Clearly these methods and strategies are far beyond our current capabilities. We must have clear-eyed goals. We can also use the concepts of this type of "interconnection education" even on the smallest scale.
One of my current projects in this direction is the Children's Wheel of the Year series. This is a set of books aimed at families in the earth-based or Neopagan traditions. This is the fastest growing religious group in the United States and Europe and in many areas has more adherents than more widely recognized groups such as Buddhists. This is also a group struggling internally with racial and historical tensions.

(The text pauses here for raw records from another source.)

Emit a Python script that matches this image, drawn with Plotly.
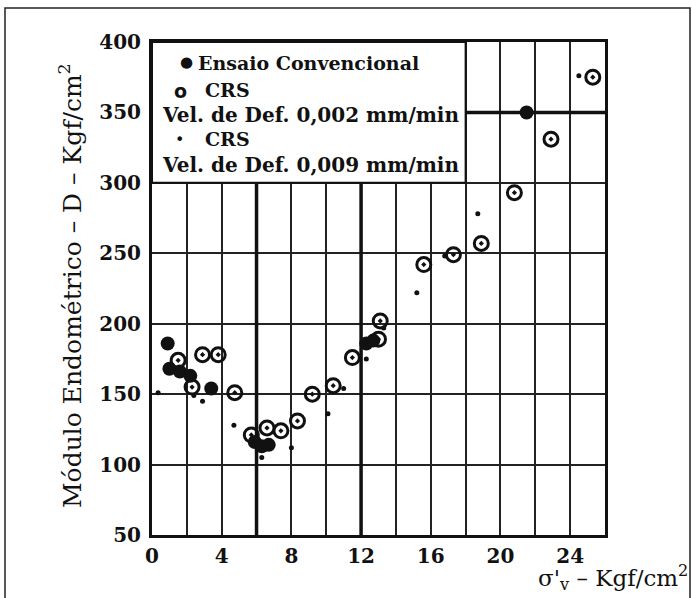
import plotly.graph_objects as go

# Ensaio Convencional (filled circles)
conv_x = [0.9, 1.0, 1.6, 2.2, 3.4, 5.9, 6.3, 6.7, 12.3, 12.7, 21.5]
conv_y = [186, 168, 166, 163, 154, 116, 113, 114, 186, 188, 350]

# CRS, 0,002 mm/min (open circles)
crs2_x = [1.5, 2.3, 2.9, 3.8, 4.75, 5.7, 6.6, 7.4, 8.35, 9.2, 10.4, 11.5, 13.0, 13.1, 15.6, 17.3, 18.9, 20.8, 22.9, 25.3]
crs2_y = [174, 155, 178, 178, 151, 121, 126, 124, 131, 150, 156, 176, 189, 202, 242, 249, 257, 293, 331, 375]

# CRS, 0,009 mm/min (small dots)
crs9_x = [0.35, 2.4, 2.9, 4.7, 6.3, 8.0, 10.1, 11.0, 12.3, 13.3, 15.2, 16.8, 18.7, 24.5]
crs9_y = [151, 149, 145, 128, 105, 112, 136, 154, 175, 197, 222, 248, 278, 376]

x_ticks = [0, 4, 8, 12, 16, 20, 24]
x_labels = [str(v) for v in x_ticks]
y_ticks = [50, 100, 150, 200, 250, 300, 350, 400]
y_labels = [str(v) for v in y_ticks]

W, H = 692, 598
L, R, T, B = 152, 87, 42, 63
pw, ph = W - L - R, H - T - B


def px(xp):
    return (xp - L) / pw


def py(yp):
    return (H - B - yp) / ph


SERIF = "DejaVu Serif"
INK = "#111111"
GRID = "#222222"

fig = go.Figure()
fig.add_trace(go.Scatter(x=crs9_x, y=crs9_y, mode="markers",
                         marker=dict(symbol="circle", size=5, color=INK)))
fig.add_trace(go.Scatter(x=conv_x, y=conv_y, mode="markers",
                         marker=dict(symbol="circle", size=14, color=INK)))
fig.add_trace(go.Scatter(x=crs2_x, y=crs2_y, mode="markers",
                         marker=dict(symbol="circle-open-dot", size=14, color=INK,
                                     line=dict(width=3, color=INK))))

shapes = []
# heavy verticals at 6 and 12, heavy horizontal at 350 right of the key
for xv in (6, 12):
    shapes.append(dict(type="line", xref="x", yref="y", x0=xv, x1=xv, y0=50, y1=300,
                       line=dict(color=INK, width=3.5), layer="between"))
shapes.append(dict(type="line", xref="x", yref="y", x0=18, x1=26, y0=350, y1=350,
                   line=dict(color=INK, width=3.5), layer="between"))
# key box
shapes.append(dict(type="rect", xref="x", yref="y", x0=0, x1=18, y0=300, y1=400,
                   fillcolor="white", line=dict(color=INK, width=2), layer="between"))
# outer frame
shapes.append(dict(type="rect", xref="paper", yref="paper",
                   x0=px(5), x1=px(690), y0=py(600), y1=py(8),
                   line=dict(color="#222222", width=1.5), layer="below"))

key_font = dict(family=SERIF, size=19, color=INK)
vel_font = dict(family=SERIF, size=20, color=INK)
ann = []
ann.append(dict(x=2.0, y=385.5, text="●", font=dict(family="DejaVu Sans", size=15, color=INK)))
ann.append(dict(x=2.55, y=385, text="<b>Ensaio Convencional</b>", xanchor="left", font=key_font))
ann.append(dict(x=1.65, y=365, text="<b>o</b>", font=dict(family="DejaVu Sans", size=19, color=INK)))
ann.append(dict(x=2.9, y=366, text="<b>CRS</b>", xanchor="left", font=key_font))
ann.append(dict(x=0.45, y=348, text="<b>Vel. de Def. 0,002 mm/min</b>", xanchor="left", font=vel_font))
ann.append(dict(x=1.55, y=330.5, text="•", font=dict(family="DejaVu Sans", size=16, color=INK)))
ann.append(dict(x=2.9, y=331, text="<b>CRS</b>", xanchor="left", font=key_font))
ann.append(dict(x=0.45, y=313, text="<b>Vel. de Def. 0,009 mm/min</b>", xanchor="left", font=vel_font))
for a in ann:
    a.update(xref="x", yref="y", showarrow=False, yanchor="middle")
    a.setdefault("xanchor", "center")

ann.append(dict(xref="paper", yref="paper", x=px(70), y=py(286), showarrow=False,
                text="Módulo Endométrico – D – Kgf/cm<sup>2</sup>", textangle=-90,
                font=dict(family=SERIF, size=25, color=INK), xanchor="center", yanchor="middle"))
ann.append(dict(xref="paper", yref="paper", x=px(690), y=py(577), showarrow=False,
                text="σ'<sub>v</sub> – Kgf/cm<sup>2</sup>",
                font=dict(family=SERIF, size=23, color=INK), xanchor="right", yanchor="middle"))

axis_common = dict(showgrid=True, gridcolor=GRID, gridwidth=2, zeroline=False,
                   showline=True, linecolor=INK, linewidth=3, mirror=True, ticks="",
                   tickfont=dict(family=SERIF, size=20, color=INK, weight="bold"))

fig.update_xaxes(range=[0, 26], tickmode="array", tickvals=x_ticks, ticktext=x_labels,
                 minor=dict(dtick=2, tick0=0, showgrid=True, gridcolor=GRID, gridwidth=2, ticks=""),
                 ticklabelstandoff=1, **axis_common)
fig.update_yaxes(range=[50, 400], tickmode="array", tickvals=y_ticks, ticktext=y_labels,
                 ticklabelstandoff=4, **axis_common)

fig.update_layout(width=W, height=H, margin=dict(l=L, r=R, t=T, b=B),
                  paper_bgcolor="white", plot_bgcolor="white", showlegend=False,
                  shapes=shapes, annotations=ann)

fig.write_html("out.html")
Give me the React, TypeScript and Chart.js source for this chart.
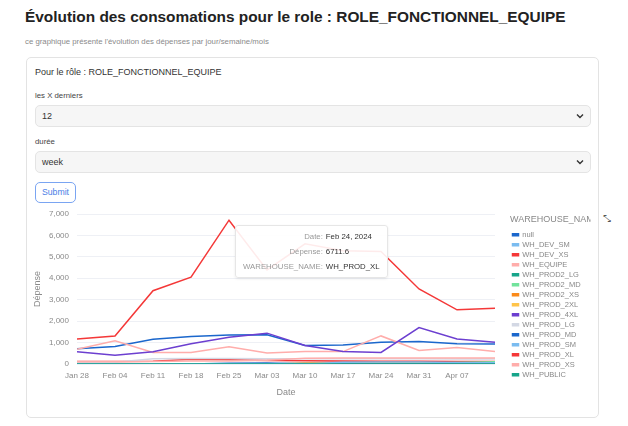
import React, { useEffect, useRef } from 'react';
import { Chart, registerables } from 'chart.js';

Chart.register(...registerables);

// ---- data ----
const weekLabels = ['Jan 28', 'Feb 04', 'Feb 11', 'Feb 18', 'Feb 25', 'Mar 03', 'Mar 10', 'Mar 17', 'Mar 24', 'Mar 31', 'Apr 07', 'Apr 14'];
const tooltipDates = ['Jan 27, 2024', 'Feb 03, 2024', 'Feb 10, 2024', 'Feb 17, 2024', 'Feb 24, 2024', 'Mar 02, 2024', 'Mar 09, 2024', 'Mar 16, 2024', 'Mar 23, 2024', 'Mar 30, 2024', 'Apr 06, 2024', 'Apr 13, 2024'];
const yTicks = [0, 1000, 2000, 3000, 4000, 5000, 6000, 7000];

const seriesNames = ['null', 'WH_DEV_SM', 'WH_DEV_XS', 'WH_EQUIPE', 'WH_PROD2_LG', 'WH_PROD2_MD', 'WH_PROD2_XS', 'WH_PROD_2XL', 'WH_PROD_4XL', 'WH_PROD_LG', 'WH_PROD_MD', 'WH_PROD_SM', 'WH_PROD_XL', 'WH_PROD_XS', 'WH_PUBLIC'];
const seriesColors = ['#1b67cc', '#7bbcf0', '#f43838', '#ffadab', '#17a58a', '#72e39c', '#fa8a1a', '#ffc44a', '#6c3fd0', '#d3d8e4', '#1b67cc', '#7bbcf0', '#f43838', '#ffadab', '#17a58a'];

const nullValues = [710, 820, 1160, 1280, 1350, 1360, 860, 890, 1020, 1050, 940, 930];
const whDevSm = [0, 0, 0, 0, 0, 0, 60, 80, 80, 70, 60, 50];
const whDevXs = [120, 120, 130, 220, 200, 160, 150, 140, 130, 130, 120, 120];
const whEquipe = [690, 1080, 540, 540, 800, 510, 580, 580, 1310, 630, 770, 580];
const whProd2Lg = [10, 10, 10, 10, 10, 10, 10, 10, 10, 10, 10, 10];
const whProd2Md = [0, 0, 0, 0, 0, 0, 0, 0, 20, 40, 70, 100];
const whProd2Xs = [0, 0, 0, 0, 0, 0, 40, 60, 30, 20, 10, 10];
const whProd2xl = [0, 0, 0, 0, 0, 0, 20, 30, 40, 40, 30, 30];
const whProd4xl = [570, 410, 570, 940, 1250, 1440, 860, 580, 540, 1700, 1170, 1020];
const whProdLg = [50, 80, 250, 260, 260, 250, 240, 240, 240, 240, 230, 230];
const whProdMd = [0, 0, 0, 0, 40, 50, 0, 0, 0, 0, 0, 0];
const whProdSm = [0, 0, 0, 0, 0, 0, 0, 80, 90, 90, 70, 60];
const whProdXl = [1170, 1310, 3420, 4050, 6711.6, 4390, 5610, 5280, 5250, 3500, 2530, 2600];
const whProdXs = [100, 100, 120, 140, 140, 180, 270, 275, 275, 275, 275, 275];
const whPublic = [0, 0, 0, 0, 0, 0, 0, 0, 0, 0, 0, 0];

const seriesValues = [nullValues, whDevSm, whDevXs, whEquipe, whProd2Lg, whProd2Md, whProd2Xs, whProd2xl, whProd4xl, whProdLg, whProdMd, whProdSm, whProdXl, whProdXs, whPublic];

const activeSeries = 'WH_PROD_XL';
const activeIndex = 4;

const FONT = '"Liberation Sans", Arial, Helvetica, sans-serif';

function Chevron({ left, top }: { left: number; top: number }) {
  return (
    <svg width="8" height="6" style={{ position: 'absolute', left, top }} viewBox="0 0 8 6">
      <polyline points="1,1.5 4,4.5 7,1.5" fill="none" stroke="#333" strokeWidth="1.4" />
    </svg>
  );
}

export default function App() {
  const canvasRef = useRef<HTMLCanvasElement | null>(null);
  const tipRef = useRef<HTMLDivElement | null>(null);

  useEffect(() => {
    if (!canvasRef.current) return;
    const n = seriesNames.length;
    const datasets = seriesNames.map((name, i) => ({
      label: name,
      data: seriesValues[i],
      borderColor: seriesColors[i],
      backgroundColor: seriesColors[i],
      borderWidth: 1.5,
      pointRadius: 0,
      pointHoverRadius: 0,
      tension: 0,
      order: n - i,
    }));

    const chart = new Chart(canvasRef.current, {
      type: 'line',
      data: { labels: weekLabels, datasets },
      options: {
        animation: false,
        responsive: false,
        maintainAspectRatio: false,
        locale: 'en-US',
        events: [],
        layout: { padding: { top: 9, bottom: 9.6, left: 0, right: 7.4 } },
        scales: {
          x: {
            type: 'category',
            offset: false,
            grid: { display: false, drawTicks: false },
            border: { display: false },
            ticks: {
              color: '#8a8a8a',
              font: { family: FONT, size: 8 },
              padding: 7,
              maxRotation: 0,
              autoSkip: false,
              callback: (_v: any, i: number) => (i === weekLabels.length - 1 ? '' : weekLabels[i]),
            },
            title: { display: true, text: 'Date', color: '#8a8a8a', font: { family: FONT, size: 9 }, padding: { top: 0, bottom: 0 } },
          },
          y: {
            type: 'linear',
            min: yTicks[0],
            max: yTicks[yTicks.length - 1],
            afterBuildTicks: (s: any) => { s.ticks = yTicks.map((v) => ({ value: v })); },
            grid: { color: '#eef0f5', drawTicks: false },
            border: { display: false },
            ticks: { color: '#8a8a8a', font: { family: FONT, size: 8 }, padding: 8 },
            title: { display: true, text: 'Dépense', color: '#8a8a8a', font: { family: FONT, size: 9 }, padding: { top: 4, bottom: 4 } },
            afterFit: (s: any) => { s.width = 49; s.paddingTop = 4.8; s.paddingBottom = 4.8; },
          },
          spacer: {
            type: 'linear',
            position: 'right',
            display: true,
            grid: { display: false, drawTicks: false },
            border: { display: false },
            ticks: { display: false },
            afterFit: (s: any) => { s.width = 15; },
          },
        },
        plugins: {
          legend: {
            position: 'right',
            align: 'start',
            title: { display: true, text: 'WAREHOUSE_NAME', color: '#888', position: 'start', font: { family: FONT, size: 9 }, padding: { top: 1.5, bottom: 2.2 } } as any,
            labels: {
              boxWidth: 6, boxHeight: 2, padding: 2.5, color: '#888', font: { family: FONT, size: 7.5 },
              sort: (a: any, b: any) => a.datasetIndex - b.datasetIndex,
            },
          },
          tooltip: {
            enabled: false,
            external: ({ tooltip }: any) => {
              const el = tipRef.current;
              if (!el) return;
              if (!tooltip || tooltip.opacity === 0 || !tooltip.dataPoints || !tooltip.dataPoints.length) { el.style.display = 'none'; return; }
              const dp = tooltip.dataPoints[0];
              const rows: [string, string][] = [
                ['Date', tooltipDates[dp.dataIndex]],
                ['Dépense', String(dp.raw)],
                ['WAREHOUSE_NAME', dp.dataset.label],
              ];
              el.innerHTML = '<table style="border-collapse:collapse">' + rows.map(([k, v]) =>
                `<tr style="height:15px"><td style="text-align:right;color:#999;padding:0 3px 0 0;white-space:nowrap">${k}:</td><td style="color:#333;padding:0;white-space:nowrap">${v}</td></tr>`).join('') + '</table>';
              el.style.display = 'block';
              el.style.left = tooltip.caretX + 6 + 'px';
              el.style.top = tooltip.caretY + 5 + 'px';
            },
          },
        },
      } as any,
    });

    const dsIndex = seriesNames.indexOf(activeSeries);
    chart.tooltip!.setActiveElements([{ datasetIndex: dsIndex, index: activeIndex }], { x: 0, y: 0 });
    chart.update();

    return () => chart.destroy();
  }, []);

  const abs = (s: React.CSSProperties): React.CSSProperties => ({ position: 'absolute', ...s });

  return (
    <div style={abs({ left: 0, top: 0, width: 628, height: 426, background: '#fff', fontFamily: FONT, overflow: 'hidden' })}>
      <div style={abs({ left: 25, top: 7, fontSize: 15.4, lineHeight: '20px', fontWeight: 700, color: '#222', whiteSpace: 'nowrap' })}>
        Évolution des consomations pour le role : ROLE_FONCTIONNEL_EQUIPE
      </div>
      <div style={abs({ left: 25, top: 37, fontSize: 7.8, lineHeight: '10px', color: '#8a8a8a', whiteSpace: 'nowrap' })}>
        ce graphique présente l'évolution des dépenses par jour/semaine/mois
      </div>
      <div style={abs({ left: 26, top: 57, width: 573, height: 361, border: '1px solid #e3e3e3', borderRadius: 5, boxSizing: 'border-box' })} />
      <div style={abs({ left: 35, top: 66, fontSize: 9, lineHeight: '12px', color: '#333', whiteSpace: 'nowrap' })}>
        Pour le rôle : ROLE_FONCTIONNEL_EQUIPE
      </div>
      <div style={abs({ left: 35, top: 91, fontSize: 7.8, lineHeight: '10px', color: '#444' })}>les X derniers</div>
      <div style={abs({ left: 35, top: 105, width: 556, height: 22, background: '#f6f6f6', border: '1px solid #e4e4e4', borderRadius: 5, boxSizing: 'border-box' })}>
        <div style={abs({ left: 6, top: 0, fontSize: 9, lineHeight: '20px', color: '#333' })}>12</div>
        <Chevron left={540} top={7} />
      </div>
      <div style={abs({ left: 35, top: 137, fontSize: 7.8, lineHeight: '10px', color: '#444' })}>durée</div>
      <div style={abs({ left: 35, top: 151, width: 556, height: 22, background: '#f6f6f6', border: '1px solid #e4e4e4', borderRadius: 5, boxSizing: 'border-box' })}>
        <div style={abs({ left: 6, top: 0, fontSize: 9, lineHeight: '20px', color: '#333' })}>week</div>
        <Chevron left={540} top={7} />
      </div>
      <div style={abs({ left: 35, top: 182, width: 41, height: 21, border: '1px solid #7aa5f2', borderRadius: 5, boxSizing: 'border-box', color: '#4b80e6', fontSize: 8.7, lineHeight: '19px', textAlign: 'center' })}>
        Submit
      </div>
      <div style={abs({ left: 28, top: 205, width: 570, height: 203 })}>
        <canvas ref={canvasRef} width={570} height={203} style={{ width: 570, height: 203, display: 'block' }} />
        <div ref={tipRef} style={{ position: 'absolute', display: 'none', background: 'rgba(255,255,255,0.9)', border: '1px solid #e6e6e6', borderRadius: 3, boxShadow: '0 1px 3px rgba(0,0,0,0.08)', padding: '3px 7px', fontSize: 7.8, lineHeight: '15px', fontFamily: FONT, pointerEvents: 'none' }} />
      </div>
      <div style={abs({ left: 603, top: 213, fontSize: 10, lineHeight: '12px', color: '#555' })}>⤡</div>
    </div>
  );
}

The stories in the Children's Wheel of the Year series are first and foremost engaging and fun for children. High quality educational materials are those that encourage learning through genuine interest. Secondly, they provide a realistic, modern view of how families in the swiftly growing earth-centered religions may celebrate eight major holidays. Each holiday embodies important cultural and ethical values that are important to the adventure story of the book.
Throughout these stories there runs a common thread of interconnected diversity. While the stories focus on one particular faith, they are inclusive and irrepressible in the joy of connections to others and supporting others in their own strong and unique identities. The Children's Wheel of the Year attempts to provide a model for addressing specifics within an overall interconnected diversity program.
The story Shanna and the Pentacle specifically addresses the issues of multicultural and diversity education in the schools, while focusing on a practical issue many earth-based families report encountering in the United States--namely the banning in some schools of pentacle jewelry. While this story addresses a difficulty encountered by one group and the responsible methods children and adults can use to solve such difficulties, it does so while bringing the reader closer to the perspectives of other cultures in the story, emphasizing the need for mutual support.
Our need is clear. We must foster an interconnected openness and the strength of diverse identities in our society and in our schools. No matter which group we belong to, we need this and our safety depends upon it. If any group is marginalized or denied expression of their identity, we know it is only a matter of time before that same marginalization and denial is visited upon others.